New observations of the interstellar visitor designated 3I/ATLAS have revealed a striking departure from the behavior of ordinary comets as the object approached its perihelion on 29 October 2025. Images captured by NASA’s Solar Terrestrial Relations Observatory (STEREO) and the Solar and Heliospheric Observatory (SOHO) show the object brightening by roughly a factor of three within a span of twelve hours, while its reflected spectrum shifted to a hue noticeably bluer than the solar photosphere. The rapid increase in luminosity and the unexpected color change—both measured against calibrated stellar references—are at odds with the slow, dust‑driven brightening typically seen in long‑period comets that begin to sublimate volatile ices near the Sun.
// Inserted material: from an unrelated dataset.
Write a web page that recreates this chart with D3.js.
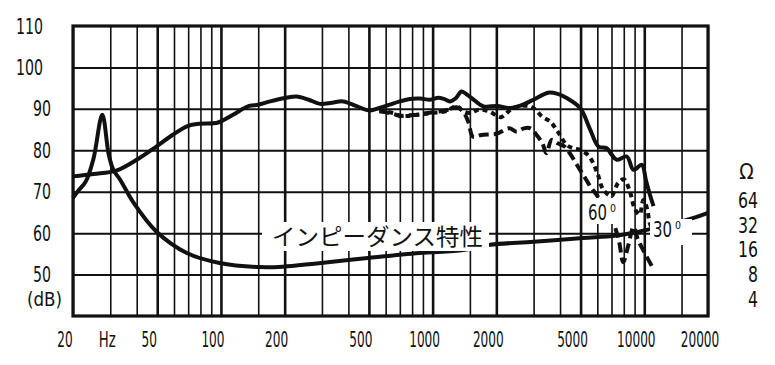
<!DOCTYPE html>
<html>
<head>
<meta charset="utf-8">
<script src="https://cdn.jsdelivr.net/npm/d3@7"></script>
<style>
body { margin: 0; background: #fff; }
text { font-family: "Liberation Sans Narrow", "DejaVu Sans Condensed", "Liberation Sans", sans-serif; fill: #111; }
</style>
</head>
<body>
<svg width="775" height="365"></svg>
<script>
// tick values and labels
const dbTicks = [110, 100, 90, 80, 70, 60, 50];
const freqLabels = [20, 50, 100, 200, 500, 1000, 2000, 5000, 10000, 20000];
const freqGrid = [20, 30, 40, 50, 60, 70, 80, 90, 100, 150, 200, 300, 400, 500, 600, 700, 800, 900,
    1000, 1500, 2000, 3000, 4000, 5000, 6000, 7000, 8000, 9000, 10000, 15000, 20000];
const majorGrid = [50, 100, 200, 500, 1000, 2000, 5000, 10000];
const ohmTicks = [64, 32, 16, 8, 4];

// [Hz, dB]
const response0 = [
    [20, 73.7], [25, 74.3], [32, 75.1], [40, 77.7], [49.5, 80.9], [59, 83.7], [70, 85.9], [79, 86.4],
    [97, 86.7], [114, 88.6], [136, 90.7], [150, 91.0], [171, 91.8], [200, 92.6], [228, 93.0], [260, 92.2],
    [294, 91.2], [335, 91.5], [378, 91.8], [440, 90.6], [505, 89.6], [560, 90.2], [626, 91.0], [700, 91.8],
    [781, 92.4], [873, 92.5], [973, 92.2], [1065, 92.7], [1130, 92.4], [1210, 91.8], [1290, 92.6],
    [1367, 94.2], [1440, 93.6], [1529, 92.6], [1739, 90.6], [2017, 90.7], [2292, 90.2], [2600, 90.8],
    [2992, 92.2], [3513, 93.9], [3900, 93.6], [4300, 92.6], [4978, 90.2], [5550, 85.0], [6074, 80.9],
    [6645, 80.5], [7000, 79.0], [7412, 77.7], [8267, 78.5], [8885, 75.3], [9734, 76.5], [10170, 72.9],
    [10600, 69.5], [11060, 66.5]
];
const response30 = [
    [560, 89.6], [650, 89.0], [700, 88.4], [760, 88.3], [850, 88.6], [1000, 89.0], [1150, 89.4],
    [1300, 90.6], [1400, 89.4], [1500, 89.0], [1650, 89.8], [1850, 89.4], [2100, 88.0], [2400, 90.2],
    [2900, 90.6], [3300, 88.1], [3600, 86.9], [3900, 84.5], [4300, 81.3], [4600, 80.5], [5000, 80.1],
    [5500, 78.5], [6000, 74.5], [6400, 70.5], [7000, 69.0], [7500, 72.0], [8000, 73.0], [8500, 70.5],
    [9000, 66.0], [9500, 64.5], [9900, 68.0], [10300, 66.0], [10600, 62.5], [10900, 61.0]
];
const response60 = [
    [560, 89.4], [650, 88.8], [700, 88.3], [760, 88.4], [850, 88.6], [1000, 89.2], [1150, 89.6],
    [1300, 90.4], [1400, 89.2], [1480, 86.6], [1550, 83.3], [1700, 83.7], [2000, 84.0], [2300, 85.3],
    [2500, 84.5], [2700, 85.3], [2900, 85.3], [3100, 83.7], [3300, 81.7], [3450, 79.3], [3650, 82.5],
    [3900, 81.7], [4200, 80.9], [4500, 78.9], [4800, 76.5], [5200, 73.7], [5600, 71.0], [6000, 69.0],
    [6600, 65.5], [7200, 62.0], [7600, 58.0], [7950, 53.0], [8400, 57.0], [8900, 61.5], [9340, 58.4],
    [10100, 55.0], [10870, 52.0]
];
const impedance = [
    [20, 68.5], [21, 70.0], [23, 72.5], [25, 78.0], [27.5, 88.6], [29.5, 79.0], [31, 75.3], [33.4, 72.9],
    [38.7, 67.3], [49.5, 60.4], [69, 55.2], [98.5, 52.8], [152, 51.8], [196, 51.9], [283, 52.7],
    [494, 54.0], [866, 55.2], [1400, 55.9], [1870, 57.2], [3000, 57.9], [5130, 58.8], [7380, 59.4],
    [10280, 60.8], [17100, 63.7], [20000, 64.9]
];

const plotLeft = 73, plotRight = 708, plotTop = 26, plotBottom = 316;

const svg = d3.select("svg");

const x = d3.scaleLog()
    .domain([20, 20000])
    .range([plotLeft, plotRight]);

const y = d3.scaleLinear()
    .domain([40, 110])
    .range([plotBottom, plotTop]);

const yOhm = d3.scaleLog().base(2)
    .domain([4, 64])
    .range([299, 200.6]);

// grid
svg.append("g")
    .attr("transform", `translate(0,${plotBottom})`)
    .call(d3.axisBottom(x).tickValues(freqGrid).tickSize(-(plotBottom - plotTop)).tickFormat(""))
    .call(g => g.select(".domain").remove())
    .call(g => g.selectAll("line")
        .attr("stroke", "#111")
        .attr("stroke-width", d => majorGrid.includes(d) ? 2.6 : 1.6));

svg.append("g")
    .attr("transform", `translate(${plotLeft},0)`)
    .call(d3.axisLeft(y).tickValues(dbTicks.filter(d => d < 110)).tickSize(-(plotRight - plotLeft)).tickFormat(""))
    .call(g => g.select(".domain").remove())
    .call(g => g.selectAll("line").attr("stroke", "#111").attr("stroke-width", 2));

// curves
const line = d3.line()
    .x(d => x(d[0]))
    .y(d => y(d[1]))
    .curve(d3.curveCatmullRom.alpha(0.5));

const curves = svg.append("g")
    .attr("fill", "none")
    .attr("stroke", "#111")
    .attr("stroke-linejoin", "round");

curves.append("path").attr("d", line(impedance)).attr("stroke-width", 4);
curves.append("path").attr("d", line(response0)).attr("stroke-width", 4);
curves.append("path").attr("d", line(response30)).attr("stroke-width", 4).attr("stroke-dasharray", "5,4");
curves.append("path").attr("d", line(response60)).attr("stroke-width", 4).attr("stroke-dasharray", "10,5");

// labels with white backing
svg.append("rect").attr("x", 262).attr("y", 222).attr("width", 227).attr("height", 29).attr("fill", "#fff");
svg.append("text")
    .attr("x", 272).attr("y", 245)
    .attr("textLength", 211).attr("lengthAdjust", "spacingAndGlyphs")
    .style("font-family", "'Noto Sans CJK JP', sans-serif")
    .style("font-size", "23px")
    .text("インピーダンス特性");

function angleLabel(txt, bx, by, bw, bh, tx, ty) {
    svg.append("rect").attr("x", bx).attr("y", by).attr("width", bw).attr("height", bh).attr("fill", "#fff");
    svg.append("text").attr("x", tx).attr("y", ty).style("font-size", "21px")
        .attr("textLength", 19).attr("lengthAdjust", "spacingAndGlyphs").text(txt);
    // small raised zero (degree mark)
    svg.append("text").attr("x", tx + 22).attr("y", ty - 8).style("font-size", "11px")
        .attr("textLength", 6).attr("lengthAdjust", "spacingAndGlyphs").text("0");
}
angleLabel("60", 585, 198, 35, 26, 588, 220);
angleLabel("30", 650, 219, 42, 26, 653, 237);

// plot border
svg.append("rect")
    .attr("x", plotLeft).attr("y", plotTop)
    .attr("width", plotRight - plotLeft).attr("height", plotBottom - plotTop)
    .attr("fill", "none").attr("stroke", "#111").attr("stroke-width", 3.2);

// left axis labels
svg.append("g").selectAll("text")
    .data(dbTicks)
    .join("text")
    .attr("x", d => String(d).length > 2 ? 43 : 51)
    .attr("y", d => y(d) + 7.5)
    .attr("text-anchor", "end")
    .attr("textLength", d => String(d).length * 9)
    .attr("lengthAdjust", "spacingAndGlyphs")
    .style("font-size", "21px")
    .text(d => d);

svg.append("text")
    .attr("x", 27).attr("y", 306)
    .attr("textLength", 35).attr("lengthAdjust", "spacingAndGlyphs")
    .style("font-size", "20px")
    .text("(dB)");

// bottom labels
svg.append("g").selectAll("text")
    .data(freqLabels)
    .join("text")
    .attr("x", d => x(d) - 8)
    .attr("y", 346.5)
    .attr("text-anchor", "middle")
    .attr("textLength", d => String(d).length * 7.7)
    .attr("lengthAdjust", "spacingAndGlyphs")
    .style("font-size", "21px")
    .text(d => d);

svg.append("text")
    .attr("x", x(30) - 3).attr("y", 346.5)
    .attr("text-anchor", "middle")
    .attr("textLength", 17).attr("lengthAdjust", "spacingAndGlyphs")
    .style("font-size", "21px")
    .text("Hz");

// impedance scale on the right
svg.append("g").selectAll("text")
    .data(ohmTicks)
    .join("text")
    .attr("x", 758)
    .attr("y", d => yOhm(d) + 7.5)
    .attr("text-anchor", "end")
    .attr("textLength", d => String(d).length * 10)
    .attr("lengthAdjust", "spacingAndGlyphs")
    .style("font-size", "21px")
    .text(d => d);

svg.append("text")
    .attr("x", 746.5).attr("y", yOhm(64) - 22)
    .attr("text-anchor", "middle")
    .style("font-size", "21px")
    .text("Ω");
</script>
</body>
</html>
The data were first presented in a short note posted by Harvard astrophysicist Avi Loeb on his personal Medium page. Loeb highlighted the “anomalously rapid brightening” and the “bluer‑than‑Sun reflectance” as features that “defy standard cometary models.” He added that, while outgassing of exotic ices or a sudden exposure of a fresh, highly reflective surface could in principle explain the observations, the timing and magnitude of the changes are difficult to reconcile with known volatile inventories. “If the object is shedding material, the rate must be orders of magnitude higher than any comet we have studied,” Loeb wrote, urging the community to consider all possibilities, including the remote but non‑zero chance of artificial propulsion.
The scientific response has been cautious. Dr. Karen Meech, a comet specialist at the University of Hawaiʻi, told reporters that “a blue color can arise if the dust grains are unusually small or if the surface is dominated by fresh ice, but we would expect accompanying spectral signatures of water or carbon‑based volatiles, which have not yet been reported.” Similarly, Dr. Michael Brown of the California Institute of Technology noted that “the brightness surge is reminiscent of the outburst observed in comet 17P/Holmes in 2007, yet the spectral slope is opposite—Holmes became redder, not bluer.” Both researchers emphasized the need for high‑resolution spectroscopy, which so far has been limited to broadband photometry due to the object's proximity to the Sun and the glare of the solar corona.
The debate has spilled beyond the traditional planetary‑science community into the broader UFO/UAP discussion. Loeb, a vocal proponent of examining anomalous astronomical phenomena without preconceived bias, has called for NASA to release the full suite of raw data from the LASCO C3 and STEREO HI1 instruments. “Transparency is essential,” he said in a follow‑up interview, “so that independent teams can test whether the observed reflectance truly exceeds the solar spectrum or if calibration artifacts are at play.” He added that, should the data withstand scrutiny, the object would join a short list of interstellar interlopers—ʻOumuamua in 2017 and comet 2I/Borisov in 2019—whose unusual properties have repeatedly challenged prevailing models of planetary formation and ejection.
Regardless of the ultimate explanation, 3I/ATLAS underscores how little is known about material traveling between star systems. Its hyperbolic trajectory, measured at a heliocentric speed of about 35 km s⁻¹, confirms an origin beyond the Solar System, and its passage will provide a rare laboratory for testing theories of interstellar chemistry and dynamics. As ground‑based telescopes continue to monitor the fading object and space‑based observatories prepare to release additional measurements, the astronomical community remains poised to either incorporate the phenomenon into existing cometary frameworks or confront the possibility that some interstellar bodies may possess properties that are, for now, beyond conventional explanation.